Start of GIVEN INFORMATION

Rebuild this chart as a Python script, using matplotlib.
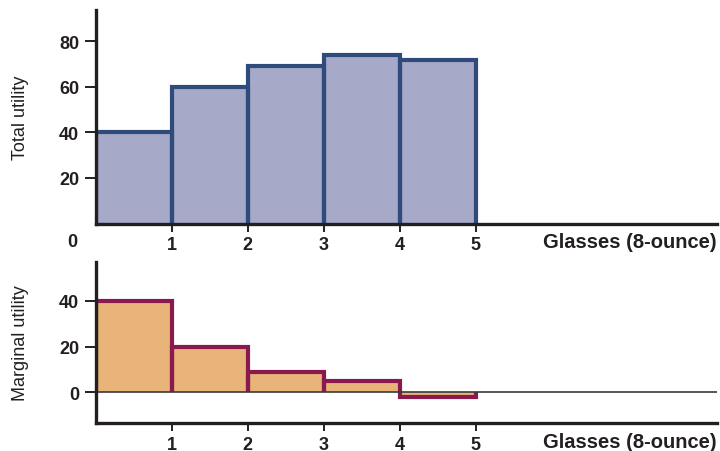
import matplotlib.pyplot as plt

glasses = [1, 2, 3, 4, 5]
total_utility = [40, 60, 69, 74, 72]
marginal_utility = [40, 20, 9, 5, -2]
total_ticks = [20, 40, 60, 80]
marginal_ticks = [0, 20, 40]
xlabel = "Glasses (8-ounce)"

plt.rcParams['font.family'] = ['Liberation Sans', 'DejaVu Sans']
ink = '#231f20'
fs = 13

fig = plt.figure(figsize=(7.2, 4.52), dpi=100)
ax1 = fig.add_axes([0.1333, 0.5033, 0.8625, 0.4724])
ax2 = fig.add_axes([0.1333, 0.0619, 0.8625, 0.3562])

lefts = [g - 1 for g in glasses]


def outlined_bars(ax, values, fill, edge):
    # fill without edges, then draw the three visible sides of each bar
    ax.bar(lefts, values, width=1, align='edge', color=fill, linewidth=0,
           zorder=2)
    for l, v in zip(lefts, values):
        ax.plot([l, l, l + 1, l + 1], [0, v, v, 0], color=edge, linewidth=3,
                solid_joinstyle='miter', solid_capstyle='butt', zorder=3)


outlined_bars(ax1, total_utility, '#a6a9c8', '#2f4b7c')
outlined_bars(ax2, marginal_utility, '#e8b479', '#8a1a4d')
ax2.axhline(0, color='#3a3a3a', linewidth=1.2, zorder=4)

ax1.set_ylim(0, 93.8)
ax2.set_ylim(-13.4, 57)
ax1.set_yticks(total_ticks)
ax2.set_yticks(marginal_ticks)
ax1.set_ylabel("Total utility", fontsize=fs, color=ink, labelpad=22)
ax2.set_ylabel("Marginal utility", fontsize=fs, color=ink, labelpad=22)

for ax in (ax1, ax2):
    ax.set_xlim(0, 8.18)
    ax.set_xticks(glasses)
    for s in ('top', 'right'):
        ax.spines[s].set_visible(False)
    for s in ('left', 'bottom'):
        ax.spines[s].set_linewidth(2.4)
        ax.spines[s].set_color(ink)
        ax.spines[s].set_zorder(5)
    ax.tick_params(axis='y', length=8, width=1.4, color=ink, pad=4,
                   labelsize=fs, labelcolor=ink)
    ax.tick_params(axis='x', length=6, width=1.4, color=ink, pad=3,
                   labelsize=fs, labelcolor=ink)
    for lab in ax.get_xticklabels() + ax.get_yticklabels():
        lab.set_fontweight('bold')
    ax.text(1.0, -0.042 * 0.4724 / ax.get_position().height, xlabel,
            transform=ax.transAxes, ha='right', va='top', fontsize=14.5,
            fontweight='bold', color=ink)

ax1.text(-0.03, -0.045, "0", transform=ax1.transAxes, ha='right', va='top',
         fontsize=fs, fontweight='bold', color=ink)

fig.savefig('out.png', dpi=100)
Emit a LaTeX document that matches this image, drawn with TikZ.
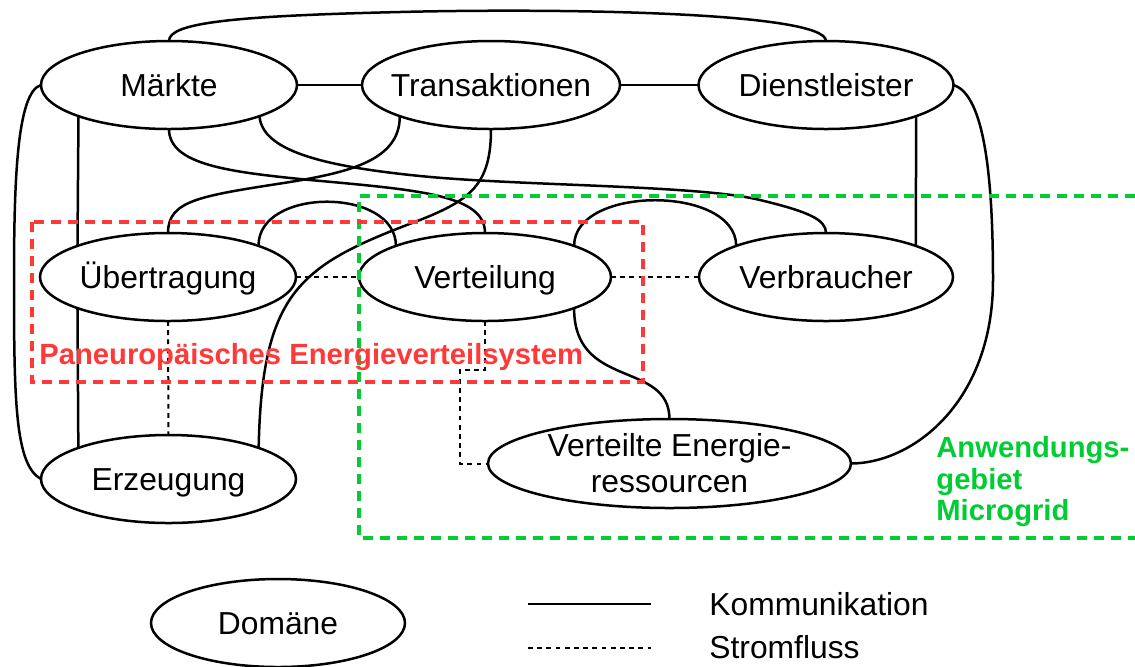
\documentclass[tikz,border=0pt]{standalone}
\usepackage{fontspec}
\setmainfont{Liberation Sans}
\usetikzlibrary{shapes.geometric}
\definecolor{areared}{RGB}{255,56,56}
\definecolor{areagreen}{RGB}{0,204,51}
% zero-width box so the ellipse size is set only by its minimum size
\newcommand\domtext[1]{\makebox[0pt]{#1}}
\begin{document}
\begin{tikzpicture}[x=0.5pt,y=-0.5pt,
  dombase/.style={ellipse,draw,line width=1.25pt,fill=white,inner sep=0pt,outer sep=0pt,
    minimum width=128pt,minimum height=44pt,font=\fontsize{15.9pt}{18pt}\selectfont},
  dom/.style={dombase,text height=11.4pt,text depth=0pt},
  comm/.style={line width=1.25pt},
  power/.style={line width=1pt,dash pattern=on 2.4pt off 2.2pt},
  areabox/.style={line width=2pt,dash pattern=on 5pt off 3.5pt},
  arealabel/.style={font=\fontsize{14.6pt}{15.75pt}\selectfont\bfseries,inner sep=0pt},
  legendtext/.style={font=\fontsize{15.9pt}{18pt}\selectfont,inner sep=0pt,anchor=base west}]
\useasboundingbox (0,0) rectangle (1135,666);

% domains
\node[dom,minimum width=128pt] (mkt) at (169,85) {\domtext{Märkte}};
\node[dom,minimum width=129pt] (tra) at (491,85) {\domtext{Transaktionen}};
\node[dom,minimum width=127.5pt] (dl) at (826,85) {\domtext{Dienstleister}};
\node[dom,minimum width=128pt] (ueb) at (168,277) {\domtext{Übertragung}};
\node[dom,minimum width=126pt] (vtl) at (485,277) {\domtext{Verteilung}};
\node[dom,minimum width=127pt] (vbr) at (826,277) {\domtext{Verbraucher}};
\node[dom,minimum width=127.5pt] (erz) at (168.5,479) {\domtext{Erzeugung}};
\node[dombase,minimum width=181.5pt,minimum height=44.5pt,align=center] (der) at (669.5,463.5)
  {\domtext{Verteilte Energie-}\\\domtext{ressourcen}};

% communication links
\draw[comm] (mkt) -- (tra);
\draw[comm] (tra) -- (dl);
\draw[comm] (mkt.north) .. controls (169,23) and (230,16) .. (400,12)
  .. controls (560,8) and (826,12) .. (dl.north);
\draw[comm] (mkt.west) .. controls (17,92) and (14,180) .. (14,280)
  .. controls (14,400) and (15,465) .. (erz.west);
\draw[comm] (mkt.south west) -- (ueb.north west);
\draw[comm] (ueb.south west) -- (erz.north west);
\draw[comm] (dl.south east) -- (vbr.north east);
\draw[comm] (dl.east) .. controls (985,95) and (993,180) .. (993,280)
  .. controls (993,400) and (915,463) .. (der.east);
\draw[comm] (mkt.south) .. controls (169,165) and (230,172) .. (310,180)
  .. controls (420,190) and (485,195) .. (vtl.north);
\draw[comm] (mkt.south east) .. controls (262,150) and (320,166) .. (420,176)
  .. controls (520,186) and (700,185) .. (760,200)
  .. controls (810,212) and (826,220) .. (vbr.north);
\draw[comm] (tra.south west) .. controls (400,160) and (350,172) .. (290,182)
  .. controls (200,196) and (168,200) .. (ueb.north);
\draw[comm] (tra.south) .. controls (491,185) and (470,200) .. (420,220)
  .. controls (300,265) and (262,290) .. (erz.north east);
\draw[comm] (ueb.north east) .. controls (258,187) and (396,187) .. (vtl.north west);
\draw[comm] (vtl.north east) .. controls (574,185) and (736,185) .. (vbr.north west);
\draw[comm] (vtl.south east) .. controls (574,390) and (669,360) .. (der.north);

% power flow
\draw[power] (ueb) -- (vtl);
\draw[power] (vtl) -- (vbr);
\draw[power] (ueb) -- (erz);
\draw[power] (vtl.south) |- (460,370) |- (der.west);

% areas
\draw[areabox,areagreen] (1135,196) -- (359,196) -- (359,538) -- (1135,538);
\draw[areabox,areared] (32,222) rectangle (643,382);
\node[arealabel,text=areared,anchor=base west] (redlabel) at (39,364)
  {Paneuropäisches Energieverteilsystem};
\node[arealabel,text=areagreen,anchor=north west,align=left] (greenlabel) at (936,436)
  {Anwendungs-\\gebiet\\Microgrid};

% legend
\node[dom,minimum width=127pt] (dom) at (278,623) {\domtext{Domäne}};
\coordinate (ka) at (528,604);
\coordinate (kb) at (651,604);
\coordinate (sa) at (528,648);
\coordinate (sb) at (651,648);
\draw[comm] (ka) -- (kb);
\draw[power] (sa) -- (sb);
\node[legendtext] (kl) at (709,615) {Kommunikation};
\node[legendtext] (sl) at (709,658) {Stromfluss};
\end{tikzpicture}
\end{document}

End of GIVEN INFORMATION

Copy in full each line that holds the word "this".

Rebuild this chart as a Python script, using matplotlib.
Emit a LaTeX document that matches this image, drawn with TikZ.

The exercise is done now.